Simultaneamente, a partir da década de 70, Alberto Carneiro aprofundava os seus estudos de filosofia e religiões orientais, e começava uma importante actividade de professor. Esteve no Círculo de Artes Plásticas de Coimbra, na ESBAP e na Faculdade de Arquitectura da Universidade do Porto. Organizou os Simpósios Internacionais de Escultura em Santo Tirso, a partir de 1985, que estão na origem da criação de um notável museu de escultura ao ar livre nesta cidade. Entretanto, participou na Alternativa Zero, uma grande colectiva comissariada por Ernesto de Sousa em 1977 que reuniu um conjunto de então jovens artistas que começavam a trabalhar em Portugal na época marcada pela revolução do 25 de Abril de 74. Até ao fim da vida, Alberto Carneiro expos regularmente, salientando-se importantes exposições em Lisboa (Fundação Calouste Gulbenkian e Centro Cultural de Belém), no Porto (Serralves), em Santiago de Compostela (Centro Galego de Arte Contemporânea), sem referir inúmeras mostras individuais em galerias portuguesas e estrangeiras.

Viajou também muitíssimo.

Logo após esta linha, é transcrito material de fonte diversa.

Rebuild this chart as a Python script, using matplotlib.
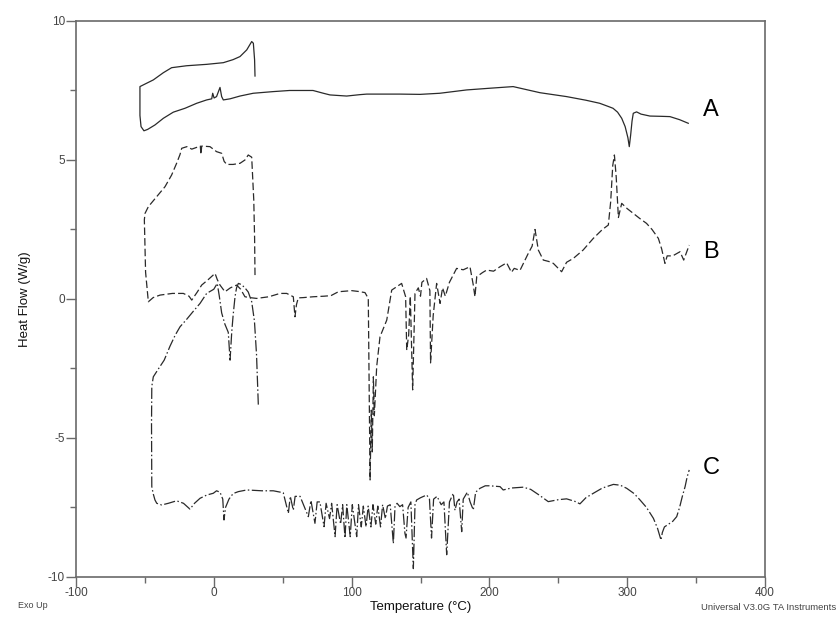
import matplotlib.pyplot as plt

plt.rcParams['font.family'] = ['Liberation Sans', 'DejaVu Sans']
plt.rcParams['axes.unicode_minus'] = False

# Curve A: cooling run then heating run (solid)
temp_a = [29.9, 29.6, 28.7, 27.5, 23.9, 19.0, 14.0, 6.9, -5.2, -19.7, -30.6, -36.6, -43.9,
          -51.2, -53.6, -53.6, -52.8, -50.7, -48.0, -42.7, -36.6, -29.4, -20.9, -12.4, -5.2,
          -1.5, -0.8, 0.2, 2.0, 4.5, 5.7, 6.9, 11.8, 19.0, 28.6, 43.2, 55.0, 72.0, 79.5, 84.3,
          96.4, 106.0, 111.0, 135.0, 149.6, 164.0, 183.5, 200.0, 217.2, 236.7, 256.0, 270.0,
          280.0, 286.0, 289.7, 293.0, 296.0, 298.5, 300.5, 301.5, 302.5, 303.5, 304.4, 306.8,
          310.0, 316.5, 325.0, 331.0, 338.0, 344.3]
flow_a = [8.02, 8.6, 9.2, 9.26, 8.96, 8.72, 8.61, 8.5, 8.44, 8.39, 8.32, 8.14, 7.88,
          7.7, 7.64, 6.6, 6.2, 6.05, 6.1, 6.26, 6.5, 6.72, 6.86, 7.04, 7.16,
          7.2, 7.4, 7.23, 7.28, 7.61, 7.28, 7.16, 7.2, 7.3, 7.4, 7.46, 7.5, 7.5, 7.4, 7.34,
          7.3, 7.35, 7.37, 7.37, 7.36, 7.4, 7.52, 7.58, 7.64, 7.42, 7.28, 7.15,
          7.04, 6.93, 6.86, 6.72, 6.5, 6.2, 5.8, 5.48, 5.9, 6.4, 6.68, 6.73,
          6.65, 6.58, 6.57, 6.56, 6.45, 6.32]

# Curve B (dashed)
temp_b = [29.9, 29.6, 29.0, 27.5, 25.0, 22.6, 19.0, 14.0, 9.4, 7.5, 5.7, 2.0, -2.8, -8.8,
          -9.3, -9.8, -16.0, -19.5, -23.3, -24.5, -27.0, -30.6, -35.4, -41.4, -47.5, -49.9,
          -50.4, -49.5, -47.5, -44.0, -39.0, -30.0, -22.1, -18.0, -16.0, -12.0, -8.8, -4.0,
          0.9, 2.5, 4.5, 8.1, 12.0, 16.6, 19.5, 22.6, 26.0, 31.1, 40.0, 48.0, 52.9, 57.7,
          58.9, 60.0, 61.3, 65.0, 72.2, 80.0, 85.0, 90.4, 100.1, 105.0, 109.7, 112.1, 113.4,
          114.3, 115.0, 115.8, 116.5, 118.2, 120.6, 125.5, 129.1, 136.3, 139.2, 140.0, 141.4,
          142.6, 144.3, 146.0, 148.4, 150.0, 151.0, 154.4, 156.8, 157.3, 159.2, 161.7, 164.2,
          166.0, 168.0, 171.0, 176.2, 181.0, 185.9, 188.3, 189.5, 190.8, 195.0, 198.0, 203.0,
          207.7, 212.5, 216.0, 218.0, 222.2, 228.2, 231.0, 233.1, 235.5, 239.1, 243.0, 246.4,
          249.0, 252.4, 256.0, 260.9, 268.0, 275.4, 282.0, 286.3, 288.0, 289.5, 290.7, 292.0,
          293.6, 296.0, 300.0, 304.4, 309.0, 314.0, 318.0, 322.6, 325.0, 327.4, 329.0, 333.0,
          338.3, 341.0, 345.0]
flow_b = [0.86, 2.2, 3.56, 5.1, 5.18, 5.0, 4.88, 4.84, 4.84, 4.95, 5.24, 5.3, 5.48, 5.5,
          5.2, 5.5, 5.39, 5.48, 5.42, 5.2, 4.88, 4.46, 4.04, 3.68, 3.32, 3.08,
          2.85, 0.96, -0.1, 0.05, 0.14, 0.2, 0.2, 0.1, -0.04, 0.25, 0.5, 0.7,
          0.92, 0.7, 0.5, 0.26, 0.4, 0.5, 0.35, 0.08, 0.05, 0.02, 0.08, 0.2, 0.2, 0.08,
          -0.64, -0.2, 0.04, 0.05, 0.08, 0.1, 0.12, 0.26, 0.3, 0.27, 0.23, 0.02, -6.51,
          -4.0, -5.5, -2.8, -4.2, -2.43, -1.36, -0.76, 0.32, 0.56, 0.08, -1.84, -1.3,
          0.1, -3.27, 0.2, 0.4, 0.1, 0.6, 0.74, 0.3, -2.3, -0.6, 0.56, -0.16,
          0.4, 0.1, 0.6, 1.1, 1.05, 1.16, 0.5, 0.08, 0.8, 0.95, 1.04, 1.0,
          1.16, 1.3, 0.96, 1.1, 1.03, 1.64, 1.9, 2.5, 1.76, 1.4, 1.35, 1.28,
          1.15, 0.98, 1.32, 1.46, 1.76, 2.18, 2.5, 2.66, 3.5, 4.8, 5.18, 4.4,
          2.93, 3.44, 3.25, 3.08, 2.9, 2.72, 2.5, 2.18, 1.8, 1.28, 1.55, 1.55,
          1.7, 1.4, 1.94]

# Curve C (dash-dot)
temp_c = [32.3, 31.0, 29.5, 27.5, 25.0, 22.6, 20.0, 17.8, 16.5, 15.4, 14.0, 13.0, 11.8, 10.5,
          8.0, 5.7, 4.0, 2.5, 0.0, -5.2, -10.0, -15.0, -20.0, -24.5, -28.0, -31.8, -36.0,
          -40.0, -43.9, -45.0, -45.2, -45.0, -44.0, -42.7, -41.4, -37.8, -33.0, -27.0, -22.0,
          -17.3, -14.0, -10.0, -5.0, -0.4, 2.0, 4.5, 6.5, 7.4, 8.5, 11.0, 14.0, 17.8, 23.9,
          35.0, 43.2, 50.4, 54.1, 55.5, 57.7, 59.0, 62.6, 68.6, 70.5, 73.4, 75.0, 77.0, 80.0,
          81.5, 84.0, 85.5, 88.0, 89.5, 92.0, 93.5, 95.2, 96.5, 99.0, 100.5, 103.7, 105.0,
          107.0, 108.5, 110.5, 112.0, 114.0, 115.5, 117.5, 119.0, 121.0, 122.5, 124.5, 126.0,
          128.0, 130.3, 131.5, 133.0, 135.0, 137.0, 138.7, 139.5, 141.0, 143.0, 144.8, 146.0,
          147.2, 150.0, 154.5, 156.5, 158.0, 159.5, 162.0, 165.0, 167.0, 169.0, 171.0, 173.8,
          175.0, 176.5, 178.0, 179.9, 181.0, 184.0, 186.0, 188.3, 190.0, 193.2, 197.0, 200.0,
          207.7, 210.0, 216.0, 224.6, 230.0, 236.0, 242.7, 250.0, 256.0, 262.0, 265.7, 270.0,
          275.4, 282.0, 290.0, 295.0, 299.6, 305.0, 309.3, 314.0, 319.0, 322.0, 324.5, 325.5,
          327.0, 330.0, 333.0, 335.9, 338.0, 340.0, 342.0, 343.5, 345.0]
flow_c = [-3.8, -2.0, -0.8, -0.1, 0.25, 0.4, 0.52, 0.56, 0.4, 0.08, -0.6, -1.2, -2.2, -1.2,
          -0.9, -0.5, 0.1, 0.56, 0.35, 0.2, -0.16, -0.45, -0.75, -1.0, -1.3, -1.7, -2.2,
          -2.5, -2.8, -3.15, -4.5, -6.75, -7.0, -7.23, -7.35, -7.41, -7.35, -7.26, -7.35,
          -7.56, -7.35, -7.17, -7.05, -6.99, -6.9, -6.95, -7.2, -7.95, -7.5, -7.2, -7.0, -6.93, -6.87,
          -6.9, -6.9, -6.97, -7.71, -7.1, -7.6, -7.1, -7.1, -7.83, -7.25, -8.07, -7.3, -7.3, -8.19,
          -7.35, -7.9, -7.35, -8.55, -7.4, -8.1, -7.4, -8.6, -7.4, -8.55, -7.4, -8.55, -7.4,
          -8.2, -7.45, -8.2, -7.45, -8.2, -7.4, -8.1, -7.45, -8.2, -7.4, -7.9, -7.45,
          -7.4, -8.8, -7.45, -7.35, -7.47, -7.4, -8.43, -8.6, -7.5, -7.3, -9.7, -7.4,
          -7.23, -7.15, -7.05, -7.2, -8.6, -7.2, -7.1, -7.4, -7.3, -9.2, -7.3, -6.99,
          -7.6, -7.3, -7.2, -8.37, -7.2, -6.95, -7.3, -7.59, -6.95, -6.81, -6.72, -6.72,
          -6.75, -6.87, -6.8, -6.77, -6.85, -7.05, -7.29, -7.22, -7.19, -7.28, -7.37, -7.15,
          -6.99, -6.8, -6.67, -6.7, -6.81, -7.0, -7.23, -7.5, -7.89, -8.25, -8.67, -8.4,
          -8.2, -8.1, -8.0, -7.83, -7.5, -7.1, -6.75, -6.4, -6.15]

curve_names = ["A", "B", "C"]
name_flow = [6.8, 1.69, -6.08]

x_major = [-100, 0, 100, 200, 300, 400]
y_major = [-10, -5, 0, 5, 10]

line_color = "#2a2a2a"
axis_color = "#6a6a6a"

fig = plt.figure(figsize=(8.37, 6.19), dpi=100)
ax = fig.add_axes([0.0908, 0.0679, 0.8232, 0.8982])

ax.plot(temp_a, flow_a, color=line_color, lw=0.9, ls="-")
ax.plot(temp_b, flow_b, color=line_color, lw=0.9, ls=(0, (6, 2.5)))
ax.plot(temp_c, flow_c, color=line_color, lw=0.9, ls=(0, (9, 2, 1.2, 2)))

for name, y in zip(curve_names, name_flow):
    ax.text(360.8, y, name, fontsize=17, ha="center", va="center", color="black")

ax.set_xlim(-100, 400)
ax.set_ylim(-10, 10)
ax.set_xticks(x_major)
ax.set_yticks(y_major)
ax.set_xticks([-50, 50, 150, 250, 350], minor=True)
ax.set_yticks([-7.5, -2.5, 2.5, 7.5], minor=True)
ax.tick_params(which="both", direction="out", color=axis_color, width=1.0,
               labelsize=8.5, labelcolor="#444444")
ax.tick_params(which="major", length=7, pad=1)
ax.tick_params(axis="x", which="major", pad=0)
ax.tick_params(which="minor", length=4)
for sp in ax.spines.values():
    sp.set_color(axis_color)
    sp.set_linewidth(1.2)

ax.set_xlabel("Temperature (°C)", fontsize=9.5, color="#111111", labelpad=2)
ax.set_ylabel("Heat Flow (W/g)", fontsize=9.5, color="#111111", labelpad=12)

fig.text(0.022, 0.022, "Exo Up", fontsize=6.5, color="#444444", ha="left", va="center")
fig.text(0.999, 0.019, "Universal V3.0G TA Instruments", fontsize=6.8, color="#444444",
         ha="right", va="center")

fig.savefig("out.png", dpi=100)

No Brasil, Europa, Estados Unidos e Norte de África, ou pela Índia, China e Japão, estuda e encontra pontos de contacto entre as práticas humanas ancestrais e a natureza, que lhe permitem abrir a sua obra a expressões e linguagens diferentes do que lhe era habitual. A escrita, em diários ou aforismos, a fotografia, o desenho, o bronze, o vidro são alguns dos suportes que a sua criatividade encontra nos anos mais recentes. Nunca deixou de trabalhar, e de sentir que a arte e a vida eram uma só coisa.

O corpo segue no domingo para o Tanatório de Matosinhos, onde estará a partir das 16 horas.  Na Segunda-feira haverá uma cerimónia de despedida pelas 15h45, seguindo-se a cremação.